Bilas Singh, 30 years  Barchana, Jajpur, Odisha October 14, 2017 Her husband said she did not receive medical assistance although he contacted the ASHA (accredited social health activist), ANM (auxiliary nurse midwife) and anganwadi worker.
Gobind Behera, age unclear Shantipada, Binjhapur, Jajpur May 20, 2017 Living alone after wife’s death, was surviving on food provided by neighbours.
Kunti Sahu, 35 years  Khaprakhol, Bolangir, Odisha July 28, 2018 A Dalit, she died at Harishankar Road railway station, where she lived with her mother. Begged for a living, which she couldn't do for two months due to illness. Mother has old age pension. Not clear if they had ration card.
Kundru Nag, 68 years Khuntapalli, Sadar Block, Bargarh, Odisha June 12, 2018 Received Rs 300 as pension. Grain on Antyodaya card could not be given because of authentication requirements. Permission to give without authentication came too late.
Mungre Chhura, 59 years Jairpada, Bongomunda, Bolangir, Odisha August 22, 2018 Dalit and widowed 5-7 years ago, she did not have a pension. Used to have a PDS ration card but stopped receiving rations after NFSA rollout. Should have been entitled to pension and 35kg of rice with an Antyodaya ration card.
Jugal Behara, 63 years Deogan, Nayagadh district, Odisha October 13, 2018 OBC, vision-impaired, lived alone. Did not own any asset except a few clothes. Apparently, received 5kg ration in PDS and disability pension. But fact-finding team could not ascertain. Did not get cooked food or medical help for a couple of days before his death.
Source: Right to Food Campaign, on the basis of newspaper reports and/or verified through independent fact-finding teams.

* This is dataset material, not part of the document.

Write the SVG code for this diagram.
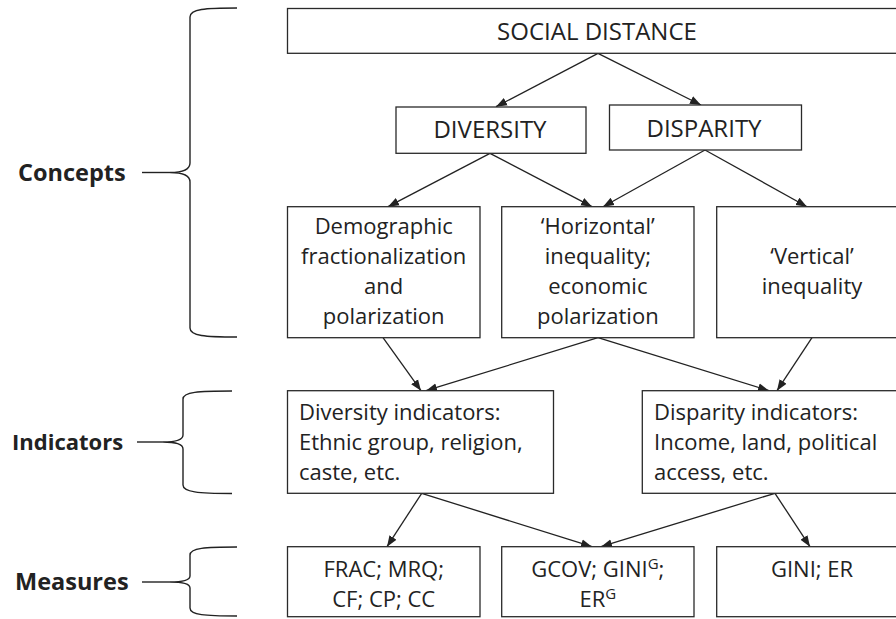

His story also symbolises the hardships faced by hundreds of elderly people and those with disabilities who live with hunger despite being covered by social security schemes like pension and the Public Distribution System. It points to the lack of a government mechanism to identify and provide for such vulnerable people who may be at risk of starvation. It is high time that all people living with hunger are identified and provided with food, care and support. Odisha could perhaps engage state-sponsored groups like the Biju Yuba Vahini, a voluntary programme that promotes youth leadership, in such efforts.

It is also high time that civil society steps in to build collectives of citizens comprising young men and women, both in urban and rural areas, who do not look away when someone is in need of food and care.

Sameet Panda was part of the three-member Right to Food Campaign team that visited Deogan.